**Task objective**
In this exercise, return the whole listing exactly, excluding any images.

**Dataset content**
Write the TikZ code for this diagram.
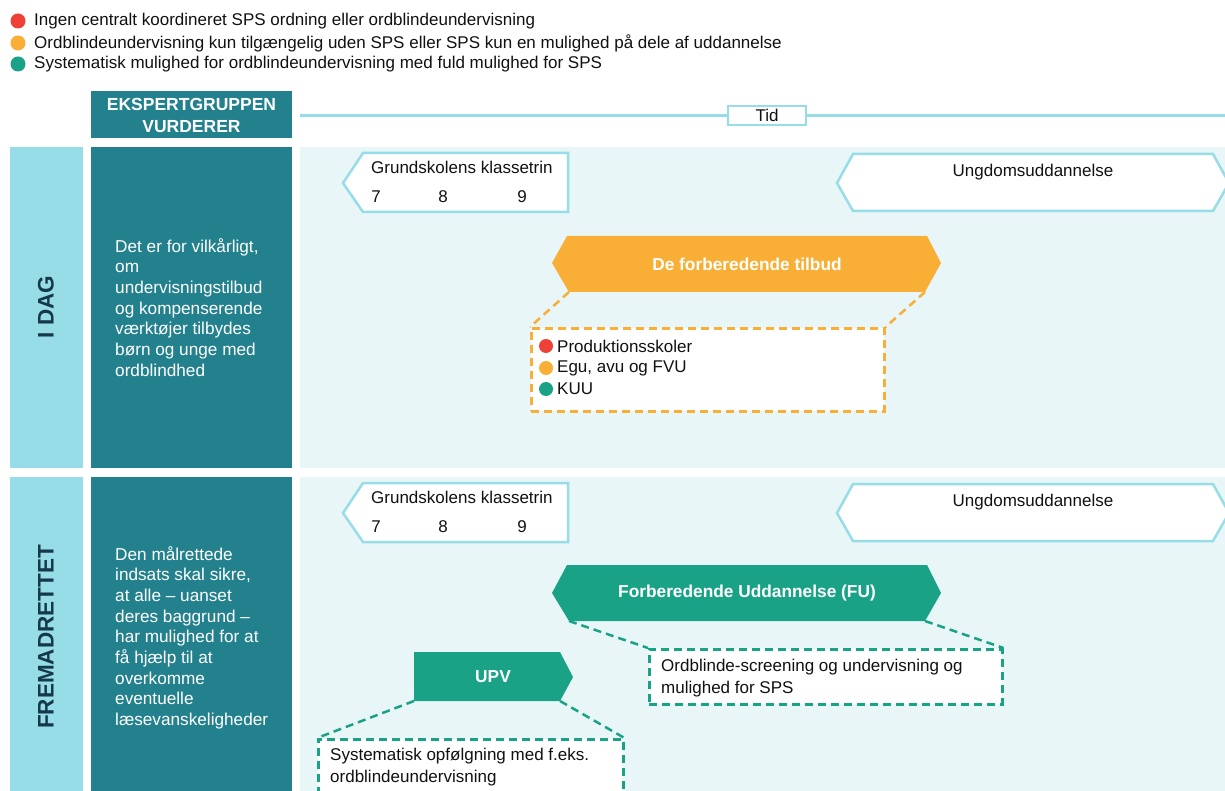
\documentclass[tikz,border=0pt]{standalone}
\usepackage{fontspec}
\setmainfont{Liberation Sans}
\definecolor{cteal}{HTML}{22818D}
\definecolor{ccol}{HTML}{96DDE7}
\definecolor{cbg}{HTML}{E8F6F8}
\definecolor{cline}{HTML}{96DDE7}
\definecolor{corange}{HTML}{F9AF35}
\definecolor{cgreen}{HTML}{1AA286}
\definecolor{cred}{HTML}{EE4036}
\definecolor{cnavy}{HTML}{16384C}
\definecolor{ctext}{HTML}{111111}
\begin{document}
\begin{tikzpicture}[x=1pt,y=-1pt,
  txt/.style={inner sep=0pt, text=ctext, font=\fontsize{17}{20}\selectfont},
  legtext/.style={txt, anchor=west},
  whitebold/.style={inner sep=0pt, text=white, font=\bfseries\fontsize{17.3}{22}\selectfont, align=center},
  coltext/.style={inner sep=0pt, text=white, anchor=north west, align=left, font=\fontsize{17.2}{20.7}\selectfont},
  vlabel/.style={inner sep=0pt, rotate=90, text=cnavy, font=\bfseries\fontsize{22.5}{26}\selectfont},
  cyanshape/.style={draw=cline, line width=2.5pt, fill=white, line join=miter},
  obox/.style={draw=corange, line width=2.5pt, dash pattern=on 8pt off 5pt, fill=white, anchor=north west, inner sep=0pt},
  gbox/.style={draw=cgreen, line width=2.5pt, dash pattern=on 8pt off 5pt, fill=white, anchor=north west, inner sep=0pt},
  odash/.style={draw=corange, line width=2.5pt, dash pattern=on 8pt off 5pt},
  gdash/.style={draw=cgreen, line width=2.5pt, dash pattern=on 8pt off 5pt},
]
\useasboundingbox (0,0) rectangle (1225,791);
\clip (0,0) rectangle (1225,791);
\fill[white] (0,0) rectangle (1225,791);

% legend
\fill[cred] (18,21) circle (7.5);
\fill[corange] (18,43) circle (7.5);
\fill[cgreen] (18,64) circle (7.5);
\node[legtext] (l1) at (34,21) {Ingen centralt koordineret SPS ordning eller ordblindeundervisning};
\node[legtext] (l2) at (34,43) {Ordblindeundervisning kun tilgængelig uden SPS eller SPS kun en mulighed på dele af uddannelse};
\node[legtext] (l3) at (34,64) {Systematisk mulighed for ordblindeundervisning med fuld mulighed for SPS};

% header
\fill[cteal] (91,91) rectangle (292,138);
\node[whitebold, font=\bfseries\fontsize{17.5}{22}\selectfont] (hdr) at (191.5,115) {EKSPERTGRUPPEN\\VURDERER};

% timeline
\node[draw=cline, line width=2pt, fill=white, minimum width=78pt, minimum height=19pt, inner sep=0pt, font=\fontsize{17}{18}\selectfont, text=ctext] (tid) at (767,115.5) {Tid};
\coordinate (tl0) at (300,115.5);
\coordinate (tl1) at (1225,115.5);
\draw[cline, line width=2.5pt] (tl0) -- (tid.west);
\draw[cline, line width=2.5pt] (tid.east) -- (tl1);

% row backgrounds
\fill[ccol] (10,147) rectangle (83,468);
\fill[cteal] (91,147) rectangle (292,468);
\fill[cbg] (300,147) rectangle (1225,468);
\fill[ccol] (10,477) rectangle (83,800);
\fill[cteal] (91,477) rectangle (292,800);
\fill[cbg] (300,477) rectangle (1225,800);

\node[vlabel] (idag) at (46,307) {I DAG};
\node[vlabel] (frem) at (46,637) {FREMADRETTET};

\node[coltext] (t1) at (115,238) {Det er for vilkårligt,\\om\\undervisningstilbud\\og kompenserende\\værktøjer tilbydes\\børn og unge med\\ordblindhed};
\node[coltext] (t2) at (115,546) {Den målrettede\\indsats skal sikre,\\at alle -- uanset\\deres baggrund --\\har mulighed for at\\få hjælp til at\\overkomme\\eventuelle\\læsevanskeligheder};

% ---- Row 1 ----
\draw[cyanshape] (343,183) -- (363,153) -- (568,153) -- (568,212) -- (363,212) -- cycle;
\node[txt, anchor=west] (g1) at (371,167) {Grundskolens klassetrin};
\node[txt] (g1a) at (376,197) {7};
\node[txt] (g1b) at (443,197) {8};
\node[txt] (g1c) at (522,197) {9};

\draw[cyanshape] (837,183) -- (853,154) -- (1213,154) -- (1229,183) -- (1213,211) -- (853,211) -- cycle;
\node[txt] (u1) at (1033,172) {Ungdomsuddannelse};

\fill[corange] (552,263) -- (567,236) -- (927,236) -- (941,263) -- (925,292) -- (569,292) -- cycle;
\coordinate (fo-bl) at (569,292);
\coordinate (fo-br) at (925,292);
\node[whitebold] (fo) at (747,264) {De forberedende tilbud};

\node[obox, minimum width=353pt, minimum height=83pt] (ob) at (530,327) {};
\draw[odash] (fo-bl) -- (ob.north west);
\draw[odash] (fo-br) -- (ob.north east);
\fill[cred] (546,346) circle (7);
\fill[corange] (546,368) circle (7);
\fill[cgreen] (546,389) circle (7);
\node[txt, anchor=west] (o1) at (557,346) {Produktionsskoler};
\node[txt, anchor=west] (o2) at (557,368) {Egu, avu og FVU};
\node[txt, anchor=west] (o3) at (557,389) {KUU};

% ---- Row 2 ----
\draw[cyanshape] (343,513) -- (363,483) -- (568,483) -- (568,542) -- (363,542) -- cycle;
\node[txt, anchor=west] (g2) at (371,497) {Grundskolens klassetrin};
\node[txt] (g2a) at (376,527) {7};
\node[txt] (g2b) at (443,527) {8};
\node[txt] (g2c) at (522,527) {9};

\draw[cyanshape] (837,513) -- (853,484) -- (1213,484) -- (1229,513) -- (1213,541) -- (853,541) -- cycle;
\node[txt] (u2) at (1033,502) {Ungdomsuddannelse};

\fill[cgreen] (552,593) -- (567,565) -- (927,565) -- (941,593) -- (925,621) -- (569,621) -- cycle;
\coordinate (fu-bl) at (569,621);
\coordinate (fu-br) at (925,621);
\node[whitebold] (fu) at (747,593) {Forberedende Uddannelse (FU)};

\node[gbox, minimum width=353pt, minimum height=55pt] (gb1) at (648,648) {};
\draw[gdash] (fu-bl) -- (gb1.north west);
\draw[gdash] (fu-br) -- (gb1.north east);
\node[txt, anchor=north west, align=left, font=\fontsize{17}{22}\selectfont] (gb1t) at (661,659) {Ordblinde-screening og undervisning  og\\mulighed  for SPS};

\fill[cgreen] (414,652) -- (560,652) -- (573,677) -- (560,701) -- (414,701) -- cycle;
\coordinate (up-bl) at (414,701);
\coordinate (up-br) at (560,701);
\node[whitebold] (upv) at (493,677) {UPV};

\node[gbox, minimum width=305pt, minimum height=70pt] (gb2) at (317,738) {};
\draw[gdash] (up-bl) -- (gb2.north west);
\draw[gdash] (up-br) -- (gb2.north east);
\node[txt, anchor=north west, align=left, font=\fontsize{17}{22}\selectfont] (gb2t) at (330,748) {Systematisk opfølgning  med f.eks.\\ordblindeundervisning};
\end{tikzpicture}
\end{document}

**Correct result**
Write the TikZ code for this diagram.
\documentclass[tikz,border=0pt]{standalone}
\usepackage{fontspec}
\setmainfont{Liberation Sans}
\definecolor{cteal}{HTML}{22818D}
\definecolor{ccol}{HTML}{96DDE7}
\definecolor{cbg}{HTML}{E8F6F8}
\definecolor{cline}{HTML}{96DDE7}
\definecolor{corange}{HTML}{F9AF35}
\definecolor{cgreen}{HTML}{1AA286}
\definecolor{cred}{HTML}{EE4036}
\definecolor{cnavy}{HTML}{16384C}
\definecolor{ctext}{HTML}{111111}
\begin{document}
\begin{tikzpicture}[x=1pt,y=-1pt,
  txt/.style={inner sep=0pt, text=ctext, font=\fontsize{17}{20}\selectfont},
  legtext/.style={txt, anchor=west},
  whitebold/.style={inner sep=0pt, text=white, font=\bfseries\fontsize{17.3}{22}\selectfont, align=center},
  coltext/.style={inner sep=0pt, text=white, anchor=north west, align=left, font=\fontsize{17.2}{20.7}\selectfont},
  vlabel/.style={inner sep=0pt, rotate=90, text=cnavy, font=\bfseries\fontsize{22.5}{26}\selectfont},
  cyanshape/.style={draw=cline, line width=2.5pt, fill=white, line join=miter},
  obox/.style={draw=corange, line width=2.5pt, dash pattern=on 8pt off 5pt, fill=white, anchor=north west, inner sep=0pt},
  gbox/.style={draw=cgreen, line width=2.5pt, dash pattern=on 8pt off 5pt, fill=white, anchor=north west, inner sep=0pt},
  odash/.style={draw=corange, line width=2.5pt, dash pattern=on 8pt off 5pt},
  gdash/.style={draw=cgreen, line width=2.5pt, dash pattern=on 8pt off 5pt},
]
\useasboundingbox (0,0) rectangle (1225,791);
\clip (0,0) rectangle (1225,791);
\fill[white] (0,0) rectangle (1225,791);

% legend
\fill[cred] (18,21) circle (7.5);
\fill[corange] (18,43) circle (7.5);
\fill[cgreen] (18,64) circle (7.5);
\node[legtext] (l1) at (34,21) {Ingen centralt koordineret SPS ordning eller ordblindeundervisning};
\node[legtext] (l2) at (34,43) {Ordblindeundervisning kun tilgængelig uden SPS eller SPS kun en mulighed på dele af uddannelse};
\node[legtext] (l3) at (34,64) {Systematisk mulighed for ordblindeundervisning med fuld mulighed for SPS};

% header
\fill[cteal] (91,91) rectangle (292,138);
\node[whitebold, font=\bfseries\fontsize{17.5}{22}\selectfont] (hdr) at (191.5,115) {EKSPERTGRUPPEN\\VURDERER};

% timeline
\node[draw=cline, line width=2pt, fill=white, minimum width=78pt, minimum height=19pt, inner sep=0pt, font=\fontsize{17}{18}\selectfont, text=ctext] (tid) at (767,115.5) {Tid};
\coordinate (tl0) at (300,115.5);
\coordinate (tl1) at (1225,115.5);
\draw[cline, line width=2.5pt] (tl0) -- (tid.west);
\draw[cline, line width=2.5pt] (tid.east) -- (tl1);

% row backgrounds
\fill[ccol] (10,147) rectangle (83,468);
\fill[cteal] (91,147) rectangle (292,468);
\fill[cbg] (300,147) rectangle (1225,468);
\fill[ccol] (10,477) rectangle (83,800);
\fill[cteal] (91,477) rectangle (292,800);
\fill[cbg] (300,477) rectangle (1225,800);

\node[vlabel] (idag) at (46,307) {I DAG};
\node[vlabel] (frem) at (46,637) {FREMADRETTET};

\node[coltext] (t1) at (115,238) {Det er for vilkårligt,\\om\\undervisningstilbud\\og kompenserende\\værktøjer tilbydes\\børn og unge med\\ordblindhed};
\node[coltext] (t2) at (115,546) {Den målrettede\\indsats skal sikre,\\at alle -- uanset\\deres baggrund --\\har mulighed for at\\få hjælp til at\\overkomme\\eventuelle\\læsevanskeligheder};

% ---- Row 1 ----
\draw[cyanshape] (343,183) -- (363,153) -- (568,153) -- (568,212) -- (363,212) -- cycle;
\node[txt, anchor=west] (g1) at (371,167) {Grundskolens klassetrin};
\node[txt] (g1a) at (376,197) {7};
\node[txt] (g1b) at (443,197) {8};
\node[txt] (g1c) at (522,197) {9};

\draw[cyanshape] (837,183) -- (853,154) -- (1213,154) -- (1229,183) -- (1213,211) -- (853,211) -- cycle;
\node[txt] (u1) at (1033,172) {Ungdomsuddannelse};

\fill[corange] (552,263) -- (567,236) -- (927,236) -- (941,263) -- (925,292) -- (569,292) -- cycle;
\coordinate (fo-bl) at (569,292);
\coordinate (fo-br) at (925,292);
\node[whitebold] (fo) at (747,264) {De forberedende tilbud};

\node[obox, minimum width=353pt, minimum height=83pt] (ob) at (530,327) {};
\draw[odash] (fo-bl) -- (ob.north west);
\draw[odash] (fo-br) -- (ob.north east);
\fill[cred] (546,346) circle (7);
\fill[corange] (546,368) circle (7);
\fill[cgreen] (546,389) circle (7);
\node[txt, anchor=west] (o1) at (557,346) {Produktionsskoler};
\node[txt, anchor=west] (o2) at (557,368) {Egu, avu og FVU};
\node[txt, anchor=west] (o3) at (557,389) {KUU};

% ---- Row 2 ----
\draw[cyanshape] (343,513) -- (363,483) -- (568,483) -- (568,542) -- (363,542) -- cycle;
\node[txt, anchor=west] (g2) at (371,497) {Grundskolens klassetrin};
\node[txt] (g2a) at (376,527) {7};
\node[txt] (g2b) at (443,527) {8};
\node[txt] (g2c) at (522,527) {9};

\draw[cyanshape] (837,513) -- (853,484) -- (1213,484) -- (1229,513) -- (1213,541) -- (853,541) -- cycle;
\node[txt] (u2) at (1033,502) {Ungdomsuddannelse};

\fill[cgreen] (552,593) -- (567,565) -- (927,565) -- (941,593) -- (925,621) -- (569,621) -- cycle;
\coordinate (fu-bl) at (569,621);
\coordinate (fu-br) at (925,621);
\node[whitebold] (fu) at (747,593) {Forberedende Uddannelse (FU)};

\node[gbox, minimum width=353pt, minimum height=55pt] (gb1) at (648,648) {};
\draw[gdash] (fu-bl) -- (gb1.north west);
\draw[gdash] (fu-br) -- (gb1.north east);
\node[txt, anchor=north west, align=left, font=\fontsize{17}{22}\selectfont] (gb1t) at (661,659) {Ordblinde-screening og undervisning  og\\mulighed  for SPS};

\fill[cgreen] (414,652) -- (560,652) -- (573,677) -- (560,701) -- (414,701) -- cycle;
\coordinate (up-bl) at (414,701);
\coordinate (up-br) at (560,701);
\node[whitebold] (upv) at (493,677) {UPV};

\node[gbox, minimum width=305pt, minimum height=70pt] (gb2) at (317,738) {};
\draw[gdash] (up-bl) -- (gb2.north west);
\draw[gdash] (up-br) -- (gb2.north east);
\node[txt, anchor=north west, align=left, font=\fontsize{17}{22}\selectfont] (gb2t) at (330,748) {Systematisk opfølgning  med f.eks.\\ordblindeundervisning};
\end{tikzpicture}
\end{document}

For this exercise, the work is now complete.